**Problem statement:** Take every line from the first down to the line with "(A) at (86.5,304)" and set it down exactly, without the pictures.

**Information provided:**
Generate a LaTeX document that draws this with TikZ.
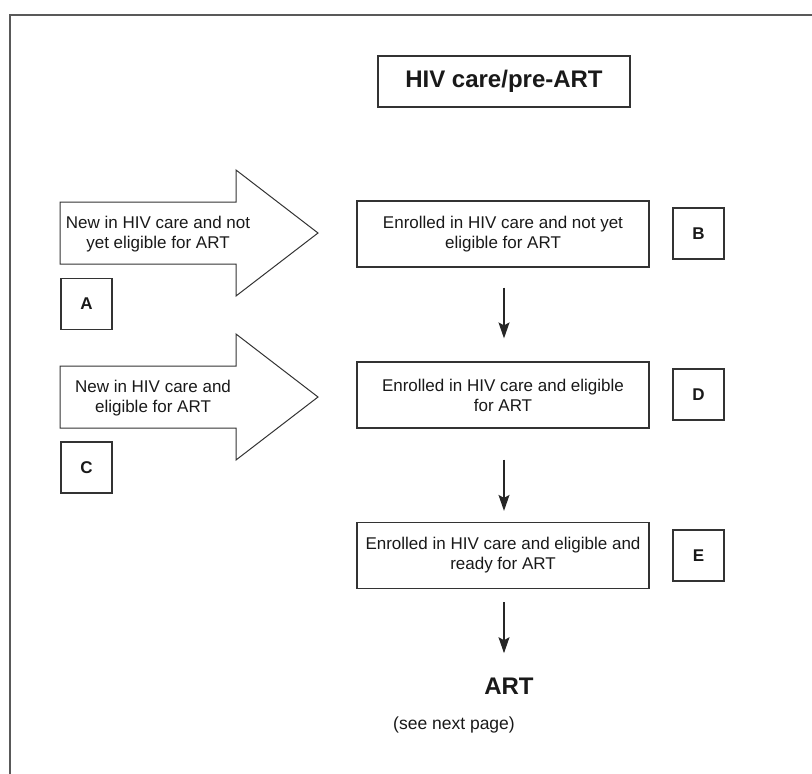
\documentclass[tikz,border=0pt]{standalone}
\usepackage{fontspec}
\setmainfont{Liberation Sans}
\usetikzlibrary{arrows.meta}

\begin{document}
\begin{tikzpicture}[
    x=1pt, y=-1pt,
    every node/.style={text=black!90},
    boxtext/.style={font=\fontsize{17}{20}\selectfont, align=center},
    stagebox/.style={boxtext, draw=black!80, line width=1.2pt, minimum width=292pt, minimum height=66pt},
    letterbox/.style={draw=black!80, line width=1.2pt, minimum size=51pt, font=\fontsize{17}{20}\selectfont\bfseries},
    newarrow/.style={draw=black!80, line width=1pt},
    flowarrow/.style={-{Stealth[length=16pt, width=11pt, inset=3pt]}, line width=1.2pt, black!85}
]
    \useasboundingbox (0,0) rectangle (812,774);

    % Page frame (cut at right and bottom)
    \draw[black!65, line width=1.5pt] (10,774) -- (10,15) -- (812,15);

    % Title
    \node[draw=black!80, line width=1.4pt, minimum width=252pt, minimum height=51pt,
          font=\fontsize{24}{28}\selectfont\bfseries] (title) at (504,81.5) {HIV care/pre-ART};

    % Entry arrows (new patients)
    \draw[newarrow] (60,202) -- (236,202) -- (236,170) -- (318,233) -- (236,296) -- (236,264) -- (60,264) -- cycle;
    \node[boxtext] (newA) at (158,234) {New in HIV care and not\\yet eligible for ART};
    \node[letterbox] (A) at (86.5,304) {A};

    \draw[newarrow] (60,366) -- (236,366) -- (236,334) -- (318,397) -- (236,460) -- (236,428) -- (60,428) -- cycle;
    \node[boxtext] (newC) at (153,398) {New in HIV care and\\eligible for ART};
    \node[letterbox] (C) at (86.5,467.5) {C};

    % Stages in care
    \node[stagebox] (enrolB) at (503,234) {Enrolled in HIV care and not yet\\eligible for ART};
    \node[letterbox] (B) at (698.5,233.5) {B};

    \node[stagebox] (enrolD) at (503,395) {Enrolled in HIV care and eligible\\for ART};
    \node[letterbox] (D) at (698.5,394.5) {D};

    \node[stagebox] (enrolE) at (503,555.5) {Enrolled in HIV care and eligible and\\ready for ART};
    \node[letterbox] (E) at (698.5,555.5) {E};

    % Outcome
    \node[font=\fontsize{24}{28}\selectfont\bfseries] (art) at (509,686) {ART};
    \node[font=\fontsize{17.5}{20}\selectfont] (next) at (454,725) {(see next page)};

    % Flow between stages
    \draw[flowarrow, shorten <=20pt, shorten >=23pt] ([xshift=1pt]enrolB.south) -- ([xshift=1pt]enrolD.north);
    \draw[flowarrow, shorten <=31pt, shorten >=11pt] ([xshift=1pt]enrolD.south) -- ([xshift=1pt]enrolE.north);
    \draw[flowarrow, shorten <=13pt, shorten >=21pt] ([xshift=1pt]enrolE.south) -- ([xshift=1pt]enrolE.south |- art.north);
\end{tikzpicture}
\end{document}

**Expected answer:**
Generate a LaTeX document that draws this with TikZ.
\documentclass[tikz,border=0pt]{standalone}
\usepackage{fontspec}
\setmainfont{Liberation Sans}
\usetikzlibrary{arrows.meta}

\begin{document}
\begin{tikzpicture}[
    x=1pt, y=-1pt,
    every node/.style={text=black!90},
    boxtext/.style={font=\fontsize{17}{20}\selectfont, align=center},
    stagebox/.style={boxtext, draw=black!80, line width=1.2pt, minimum width=292pt, minimum height=66pt},
    letterbox/.style={draw=black!80, line width=1.2pt, minimum size=51pt, font=\fontsize{17}{20}\selectfont\bfseries},
    newarrow/.style={draw=black!80, line width=1pt},
    flowarrow/.style={-{Stealth[length=16pt, width=11pt, inset=3pt]}, line width=1.2pt, black!85}
]
    \useasboundingbox (0,0) rectangle (812,774);

    % Page frame (cut at right and bottom)
    \draw[black!65, line width=1.5pt] (10,774) -- (10,15) -- (812,15);

    % Title
    \node[draw=black!80, line width=1.4pt, minimum width=252pt, minimum height=51pt,
          font=\fontsize{24}{28}\selectfont\bfseries] (title) at (504,81.5) {HIV care/pre-ART};

    % Entry arrows (new patients)
    \draw[newarrow] (60,202) -- (236,202) -- (236,170) -- (318,233) -- (236,296) -- (236,264) -- (60,264) -- cycle;
    \node[boxtext] (newA) at (158,234) {New in HIV care and not\\yet eligible for ART};
    \node[letterbox] (A) at (86.5,304) {A};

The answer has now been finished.